The rough idea is to amortize the ray traversal cost over many frames and to make use of both spacial and temporal coherence. This shares a lot of similarities to video compression, in regards to reprojection being like motion prediction in B/P-frames, and the tile cache being like bits of I-frames.
The idea uses a traversal tile cache. A tile being a warp or vector (SIMD) friendly packet of the result of raycasts into an object in the scene. For example for CUDA, a tile might be a 8x4 grid of raycasts. An object might be the entire static world, or a character, or a dynamic object. Tiles are associated with an object ID so that the tile can be correctly reprojected as the object and view moves.
Tracing into a skinned character is a separate problem for which I don't have a good direct solution. However, given a solution to this problem, one could use the per tile object ID to "re-skin" the tile during reprojection. Actually one would want to store the tile in the base pose coordinate space, and simply apply the bones to the fragments in the tile to do the reprojection.
Tiles in the cache become less valid as objects move or the view changes. Each frame the cache gets updated to fill areas of the view(s) (note, there might be multiple views such as shadowmaps, etc) which have sparse coverage. Tile cache update rate would scale to match the capacity of the GPU.

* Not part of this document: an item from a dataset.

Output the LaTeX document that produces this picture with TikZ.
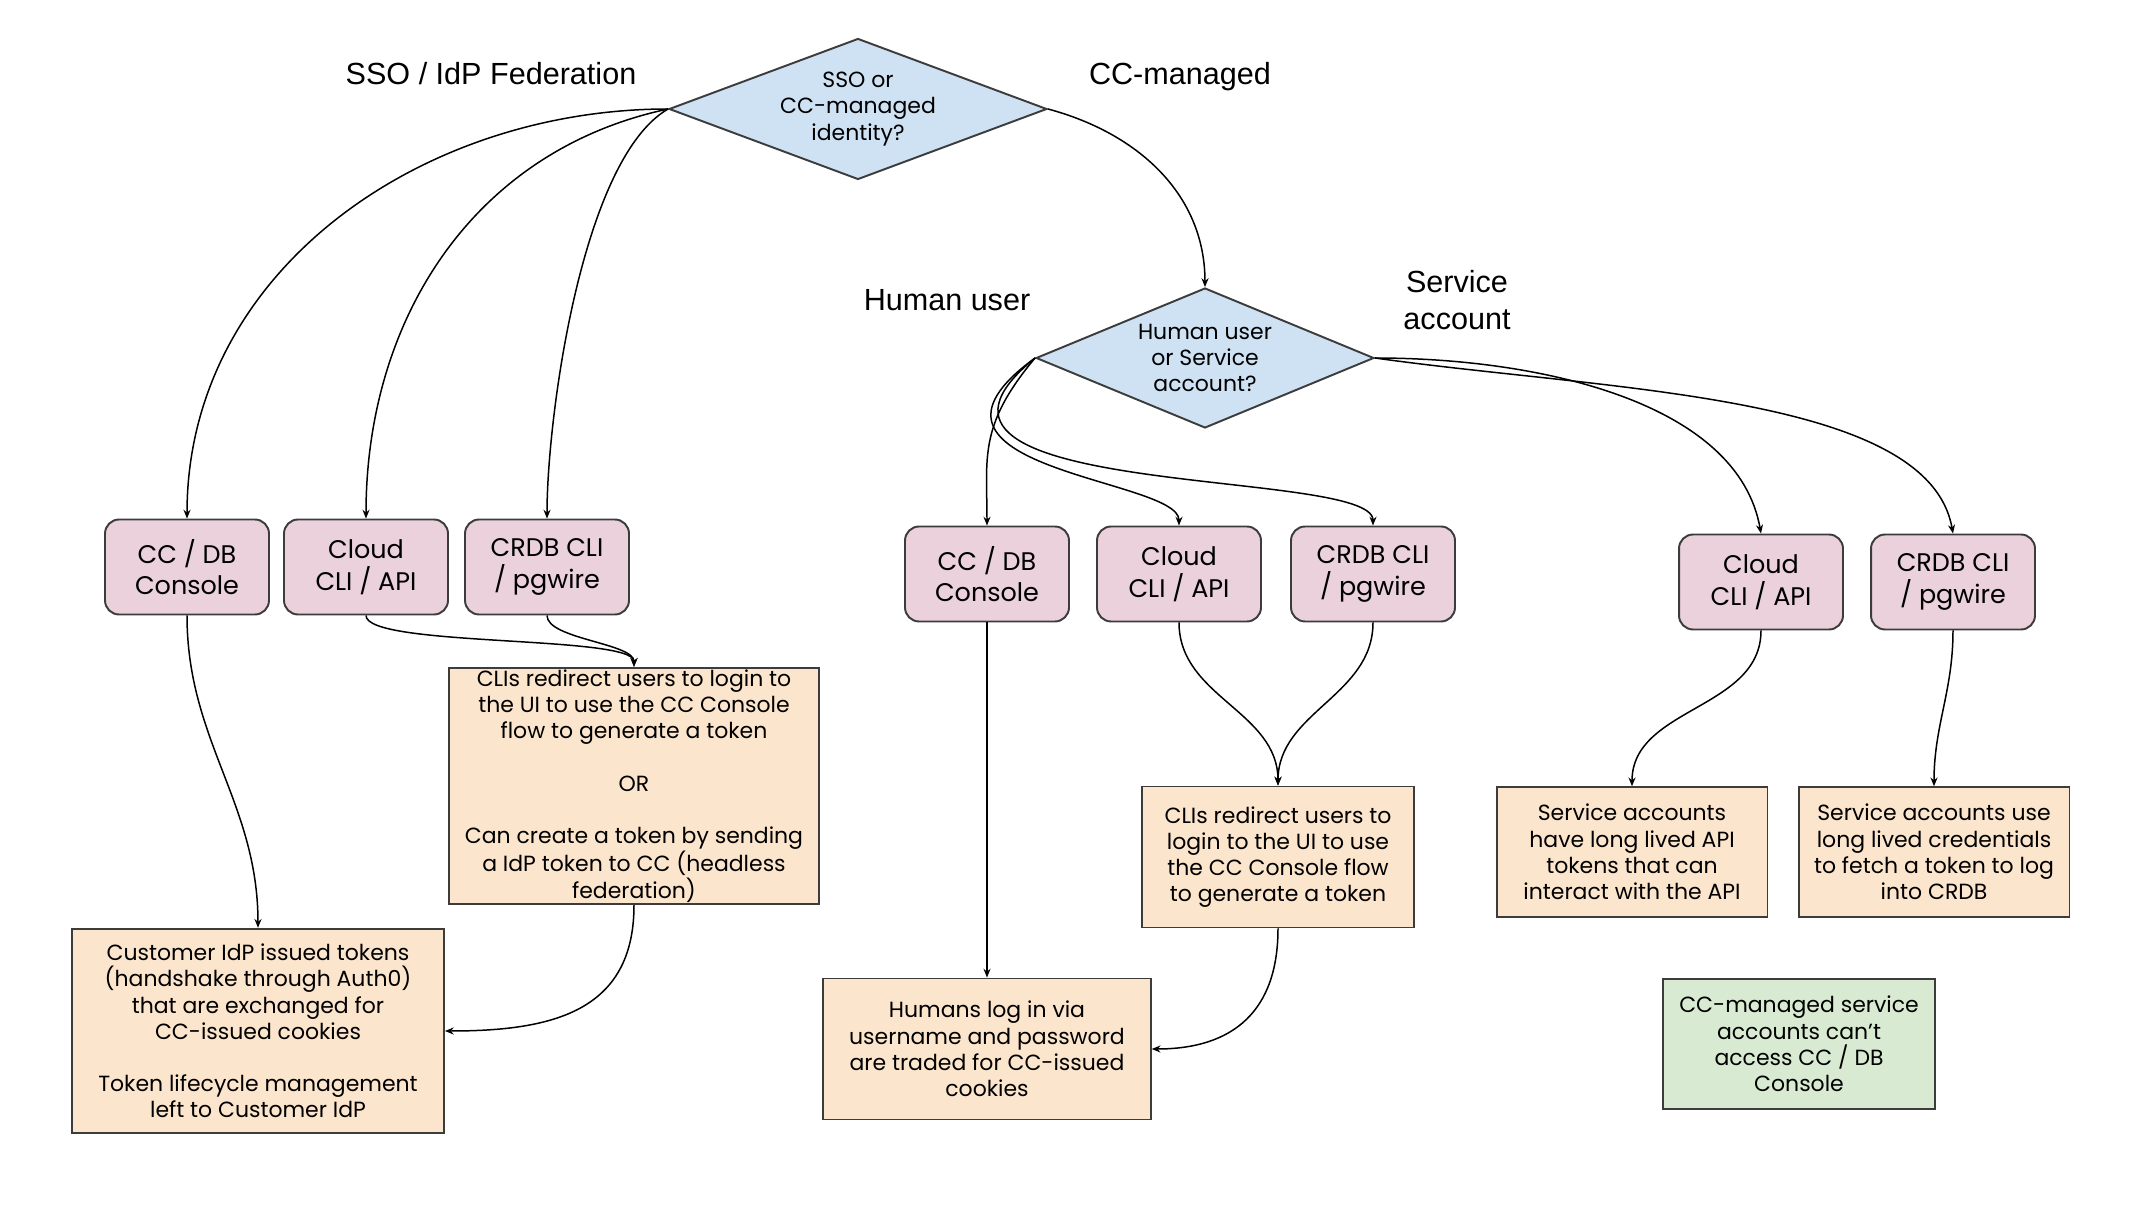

Drawing the frame would be done via a composite pass which re-projects, lights, and blends all the cached tiles (and fills in any holes). Part of lighting could very well be done in tile space, and at a frequency lower than the screen refresh for low frequency lighting, and perhaps in image space at the screen refresh rate for high frequency lighting like specular and hard shadows.
Ultimately the success and failure of this type of system depends on if the composite/reprojection cost is lower than the full traversal.
Compared to What I'm Doing
With classic ray traversal the structure is geared towards answering the question "if a ray intersects the object, what does it hit?". With my structure the traversal is geared towards answering the question, "given a lower quality version of the object in this 3D region, what does the next higher quality level of detail look like". In my case the traversal could be of any tree, even if the tree self intersects. In the case of a skinned object, classic ray traversal is a complex problem, in my case it is trivial.
I go directly down the tree without divergence, because my traversal doesn't go by ray intersection. However I depend on a reprojection scatter pass (which can be redone as a coarse binned scatter, local gather, or whatever form is fastest on the hardware). This reprojection scatter pass is used to prune out traversals of the tree which are not adding to visible nodes.
My scene is that of a forest of l-systems (64K roots, 2M nodes). Each traversal step is amazingly expensive (decompress rule, apply rule) compared to a triangle or voxel raycast or raytrace, and in my case the composite/reprojection step isn't as costly as traversal, so the hybrid traverse/raster works.
Not sure if the hybrid cached trace/raster approach will work well for classic raycasting, but I'd bet one of you out there will be answering this question in the next year or so!